I believe one of the reasons companies hire interns or junior-levels is because they want fresh eyes. As a newcomer and a junior-level UX designer, I thought having a different perspective would be my selling point in the job market.
3. My non-Canadian experience and education counts
What if they don’t count my Korean work experience and education?
This was one of the concerns I had. As a matter of fact, some of the job postings explicitly asked for “North American” experiences.
However, the majority of the companies I was interested in cared about my experience and education regardless of where it was. They might never recognize the company I worked for or the university I graduated from, but it didn’t affect the stories I shared during the interviews. As long as I could talk about what I learned from my academic background and work experience, the companies were happy to have a discussion about them.
Note: It still took some extra effort since my previous works were not built in English. For example, I translated every single screen of the mobile application I worked on to put them on my portfolio and present them during the interviews.
4. Having a different cultural background makes me a better storyteller
As an international student with a different cultural background, I always had to customize how to phrase my story in a way that works the best for each audience. I often came across occasions where I wanted to transfer stories between Korean and Canadian culture. Whenever this happened, I realized the power of cultural context and the undertone of cultural norms.

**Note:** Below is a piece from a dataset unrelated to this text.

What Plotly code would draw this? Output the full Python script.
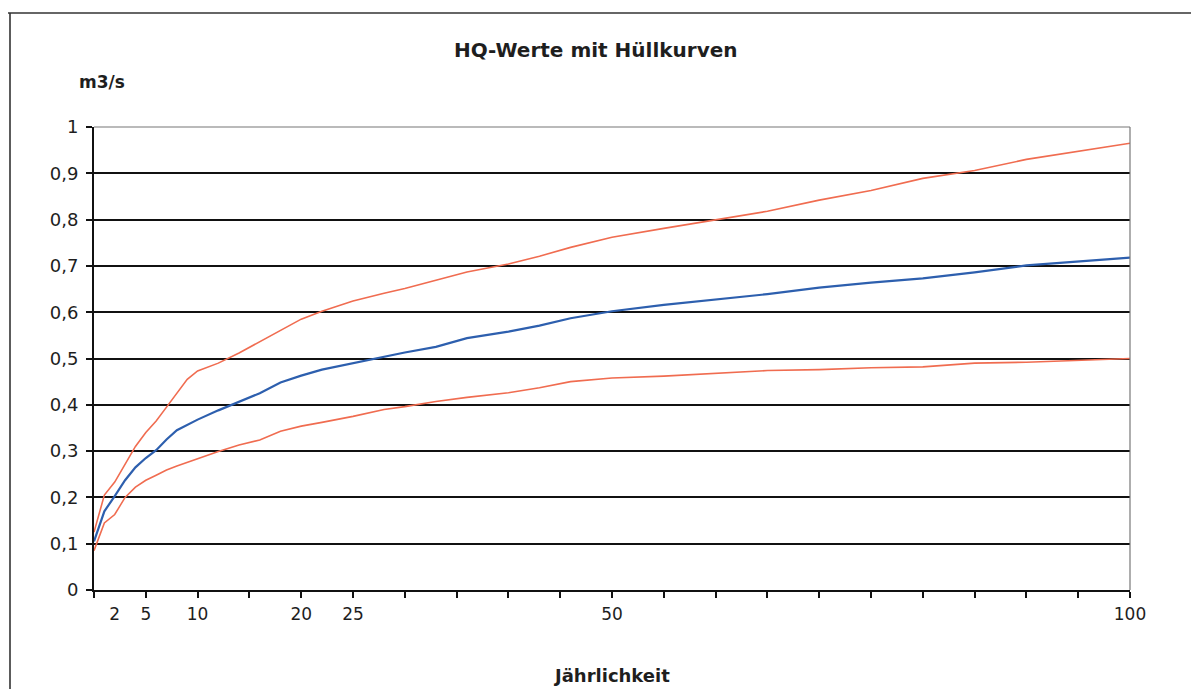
import plotly.graph_objects as go

# Jährlichkeit (return period) and discharge values in m3/s
jaehrlichkeit = [0, 1, 2, 3, 4, 5, 6, 7, 8, 9, 10, 12, 14, 16, 18, 20, 22, 25, 28, 30,
                 33, 36, 40, 43, 46, 50, 55, 60, 65, 70, 75, 80, 85, 90, 95, 100]

hq_werte = [0.105, 0.170, 0.203, 0.237, 0.265, 0.285, 0.302, 0.325, 0.345, 0.356,
            0.368, 0.388, 0.407, 0.425, 0.448, 0.463, 0.476, 0.490, 0.505, 0.513,
            0.525, 0.544, 0.558, 0.571, 0.587, 0.602, 0.616, 0.628, 0.639, 0.653,
            0.664, 0.673, 0.686, 0.701, 0.709, 0.718]

huelle_oben = [0.125, 0.205, 0.233, 0.270, 0.310, 0.340, 0.365, 0.395, 0.425, 0.455,
               0.473, 0.490, 0.512, 0.536, 0.561, 0.585, 0.602, 0.624, 0.641, 0.651,
               0.669, 0.687, 0.704, 0.721, 0.740, 0.762, 0.781, 0.800, 0.818, 0.842,
               0.863, 0.889, 0.906, 0.930, 0.948, 0.965]

huelle_unten = [0.085, 0.145, 0.163, 0.200, 0.222, 0.237, 0.248, 0.259, 0.268, 0.276,
                0.284, 0.299, 0.313, 0.324, 0.343, 0.354, 0.362, 0.375, 0.390, 0.396,
                0.407, 0.416, 0.426, 0.437, 0.450, 0.458, 0.462, 0.468, 0.474, 0.476,
                0.480, 0.482, 0.490, 0.492, 0.496, 0.500]

x_label_vals = [2, 5, 10, 20, 25, 50, 100]
x_label_text = ["2", "5", "10", "20", "25", "50", "100"]
y_tick_vals = [0, 0.1, 0.2, 0.3, 0.4, 0.5, 0.6, 0.7, 0.8, 0.9, 1.0]
y_tick_text = ["0", "0,1", "0,2", "0,3", "0,4", "0,5", "0,6", "0,7", "0,8", "0,9", "1"]

W, H = 1191, 689
ML, MR, MT, MB = 94, 61, 127, 99
PW, PH = W - ML - MR, H - MT - MB

def px_x(px):
    return (px - ML) / PW

def px_y(py):
    return (H - MB - py) / PH

FONT = "DejaVu Sans"
TXT = "#1e1e1e"
RED = "#f06c50"
BLUE = "#2d5fae"

fig = go.Figure()
fig.add_trace(go.Scatter(x=jaehrlichkeit, y=huelle_unten, mode="lines",
                         line=dict(color=RED, width=1.6), name="Hüllkurve unten"))
fig.add_trace(go.Scatter(x=jaehrlichkeit, y=huelle_oben, mode="lines",
                         line=dict(color=RED, width=1.6), name="Hüllkurve oben"))
fig.add_trace(go.Scatter(x=jaehrlichkeit, y=hq_werte, mode="lines",
                         line=dict(color=BLUE, width=2.2), name="HQ"))
# carrier for the labelled category axis
fig.add_trace(go.Scatter(x=[None], y=[None], xaxis="x2", yaxis="y",
                         showlegend=False, hoverinfo="skip"))

fig.update_layout(
    width=W, height=H,
    margin=dict(l=ML, r=MR, t=MT, b=MB),
    paper_bgcolor="white", plot_bgcolor="white",
    showlegend=False,
    font=dict(family=FONT, color=TXT),
    xaxis=dict(
        range=[0, 100], tickmode="array", tickvals=list(range(0, 101, 5)),
        ticktext=[""] * 21, ticks="outside", ticklen=6, tickwidth=2, tickcolor="#111",
        showgrid=False, zeroline=False, showline=True, linecolor="#111", linewidth=2,
    ),
    xaxis2=dict(
        range=[0, 100], overlaying="x", anchor="y", side="bottom",
        tickmode="array", tickvals=x_label_vals, ticktext=x_label_text,
        ticks="", showgrid=False, zeroline=False, showline=False,
        tickfont=dict(family=FONT, size=17, color=TXT), ticklabelstandoff=12,
    ),
    yaxis=dict(
        range=[0, 1], tickmode="array", tickvals=y_tick_vals, ticktext=y_tick_text,
        ticks="outside", ticklen=6, tickwidth=2, tickcolor="#111",
        showgrid=True, gridcolor="#111", gridwidth=2,
        zeroline=False, showline=True, linecolor="#111", linewidth=2,
        tickfont=dict(family=FONT, size=18, color=TXT), ticklabelstandoff=4,
    ),
)

# plot frame (top and right) and outer chart frame
fig.add_shape(type="line", xref="paper", yref="paper", x0=0, x1=1, y0=1, y1=1,
              line=dict(color="#777", width=1.2))
fig.add_shape(type="line", xref="paper", yref="paper", x0=1, x1=1, y0=0, y1=1,
              line=dict(color="#777", width=1.2))
fig.add_shape(type="line", xref="paper", yref="paper",
              x0=px_x(10), x1=px_x(10), y0=px_y(13), y1=px_y(H + 2),
              line=dict(color="#333", width=1.6))
fig.add_shape(type="line", xref="paper", yref="paper",
              x0=px_x(8), x1=px_x(W + 2), y0=px_y(13), y1=px_y(13),
              line=dict(color="#333", width=1.6))

fig.add_annotation(text="<b>HQ-Werte mit Hüllkurven</b>", xref="paper", yref="paper",
                   x=px_x(596), y=px_y(50), xanchor="center", yanchor="middle",
                   showarrow=False, font=dict(family=FONT, size=20, color=TXT))
fig.add_annotation(text="<b>m3/s</b>", xref="paper", yref="paper",
                   x=px_x(102), y=px_y(82), xanchor="center", yanchor="middle",
                   showarrow=False, font=dict(family=FONT, size=17, color=TXT))
fig.add_annotation(text="<b>Jährlichkeit</b>", xref="paper", yref="paper",
                   x=px_x(611), y=px_y(675), xanchor="center", yanchor="middle",
                   showarrow=False, font=dict(family=FONT, size=18, color=TXT))

fig.write_html("out.html")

Wait, this person doesn’t know the context of X, so I have to start by explaining Y. Probably briefly mentioning Z would help?

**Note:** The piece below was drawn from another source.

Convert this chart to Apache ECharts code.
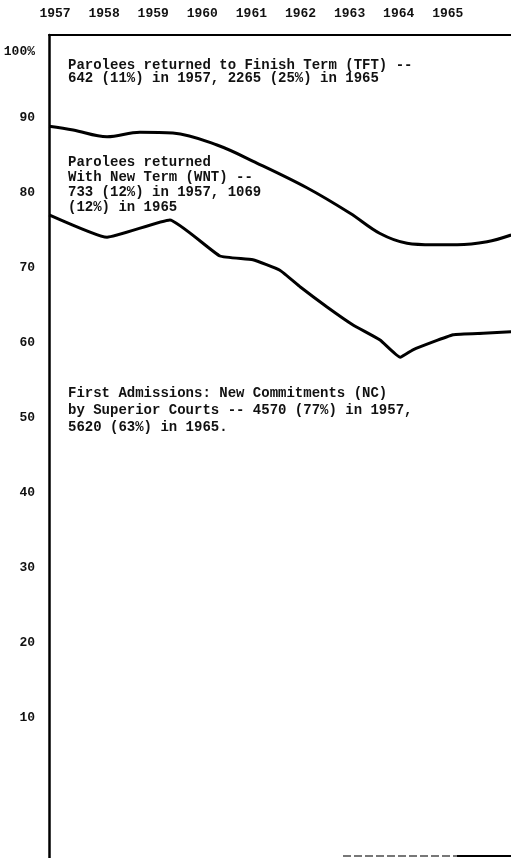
<!DOCTYPE html>
<html>
<head>
<meta charset="utf-8">
<script src="https://cdn.jsdelivr.net/npm/echarts@6/dist/echarts.min.js"></script>
<style>
  html, body { margin: 0; padding: 0; background: #fff; }
  #chart { width: 511px; height: 858px; }
</style>
</head>
<body>
<div id="chart"></div>
<script>
// year ticks across the top, percent ticks on the left
var yearTicks = [1957, 1958, 1959, 1960, 1961, 1962, 1963, 1964, 1965];
var pctTicks = [10, 20, 30, 40, 50, 60, 70, 80, 90, 100];

// upper boundary: 100 - TFT share
var tftYears  = [1956.88, 1957.37, 1958.06, 1958.73, 1959.4, 1960.3, 1961.11, 1962.13, 1963.01, 1963.62, 1964.17, 1964.7, 1965.19, 1965.8, 1966.29];
var tftValues = [88.9, 88.4, 87.5, 88.1, 88.0, 86.4, 84.0, 80.7, 77.3, 74.6, 73.3, 73.1, 73.1, 73.5, 74.4];

// lower boundary: NC share
var ncYears  = [1956.88, 1958.06, 1959.34, 1960.36, 1961.03, 1961.58, 1961.99, 1962.54, 1963.07, 1963.62, 1964.03, 1964.29, 1965.11, 1965.72, 1966.29];
var ncValues = [77.1, 74.1, 76.4, 71.6, 71.1, 69.7, 67.5, 64.8, 62.4, 60.4, 58.1, 59.1, 61.1, 61.3, 61.5];

var pair = function (xs, ys) {
    var res = [];
    xs.forEach(function (x, i) { res.push([x, ys[i]]); });
    return res;
};

var FONT = '"Liberation Mono", "DejaVu Sans Mono", monospace';

var myChart = echarts.init(document.getElementById('chart'));

var option = {
    backgroundColor: '#fff',
    animation: false,
    grid: { left: 49, right: 0, top: 35, bottom: 0 },
    xAxis: {
        type: 'value',
        position: 'top',
        min: 1956.878,
        max: 1966.287,
        axisLine: { show: true, onZero: false, lineStyle: { color: '#000', width: 2 } },
        axisTick: { show: false },
        splitLine: { show: false },
        axisLabel: {
            customValues: yearTicks,
            margin: 15,
            color: '#111',
            fontFamily: FONT,
            fontSize: 13,
            fontWeight: 'bold',
            formatter: function (v) { return String(v); }
        }
    },
    yAxis: {
        type: 'value',
        min: -8.667,
        max: 101.07,
        axisLine: { show: true, onZero: false, lineStyle: { color: '#000', width: 2.5 } },
        axisTick: { show: false },
        splitLine: { show: false },
        axisLabel: {
            customValues: pctTicks,
            margin: 14,
            color: '#111',
            fontFamily: FONT,
            fontSize: 13,
            fontWeight: 'bold',
            formatter: function (v) {
                return v === 100 ? '{p|100%}' : String(v);
            },
            rich: {
                p: { padding: [18, 0, 0, 0], fontFamily: FONT, fontSize: 13, fontWeight: 'bold', color: '#111' }
            }
        }
    },
    series: [
        {
            name: 'TFT',
            type: 'line',
            data: pair(tftYears, tftValues),
            smooth: 0.35,
            symbol: 'none',
            lineStyle: { color: '#000', width: 3 }
        },
        {
            name: 'NC',
            type: 'line',
            data: pair(ncYears, ncValues),
            smooth: 0.12,
            symbol: 'none',
            lineStyle: { color: '#000', width: 3 }
        }
    ],
    graphic: [
        {
            type: 'text', left: 68, top: 58,
            style: {
                text: 'Parolees returned to Finish Term (TFT) --\n642 (11%) in 1957, 2265 (25%) in 1965',
                font: 'bold 14px ' + FONT, lineHeight: 13, fill: '#111'
            }
        },
        {
            type: 'text', left: 68, top: 155,
            style: {
                text: 'Parolees returned\nWith New Term (WNT) --\n733 (12%) in 1957, 1069\n(12%) in 1965',
                font: 'bold 14px ' + FONT, lineHeight: 15, fill: '#111'
            }
        },
        {
            type: 'text', left: 68, top: 385,
            style: {
                text: 'First Admissions: New Commitments (NC)\nby Superior Courts -- 4570 (77%) in 1957,\n5620 (63%) in 1965.',
                font: 'bold 14px ' + FONT, lineHeight: 17, fill: '#111'
            }
        },
        {
            type: 'line',
            shape: { x1: 343, y1: 856, x2: 457, y2: 856 },
            style: { stroke: '#777', lineWidth: 2, lineDash: [8, 3] }
        },
        {
            type: 'line',
            shape: { x1: 457, y1: 856, x2: 511, y2: 856 },
            style: { stroke: '#000', lineWidth: 2 }
        }
    ]
};

myChart.setOption(option);
</script>
</body>
</html>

This made me gauge the background knowledge of the people I talked to, and think of what I can omit and include to explain the story efficiently.
But why does storytelling matter in UX? Being a UX designer includes, but is not limited to, being a great storyteller — how I bring up the UX improvements to developers, convince product managers with each design phase, and present my work to stakeholders. My experience in talking to different audiences from each culture certainly enhanced my storytelling skill.
5. Expanding my network assimilates me into the industry
As mentioned in my previous article, I have been spending an extensive amount of time networking on LinkedIn — which I especially recommend to international students.
Expanding my UX network meant more than having someone that could give me referrals. It meant that I came to build support groups in this industry. At every phase of my career, I have been bumping into different struggles and challenges. What makes me feel safe is that I always have UX peers to talk about it and ask for advice from.
When I was seeking jobs, being rejected by many companies made me skeptical of myself and my skillsets. Conversations I had with many UX designers encouraged me to continue what I was doing, and here I’d like to quote one of them:
I’ve seen many talented people getting rejected. But they always landed the jobs they were meant to land. It just takes time.
Becoming a newcomer to a country and an industry at the same time is challenging, lonely, and isolating. Getting to know more UX peers assimilated me into the industry quickly, making me feel that I belong here.
Why did I write this article?
What motivated me to write this article is the people who reached out to me after reading my previous article about LinkedIn networking. Most of them were international students, and I was happy to hear that my article was inspirational to them. So I decided to write more about my approach to UX job hunting from the perspective of an international student.
I know there are many obstacles when seeking jobs as a newcomer. But rather than being trapped in what I cannot change, I wanted to focus more on the upsides of my situation. I hope this article helped you to discover the upsides of being an international student, and carry on your journey.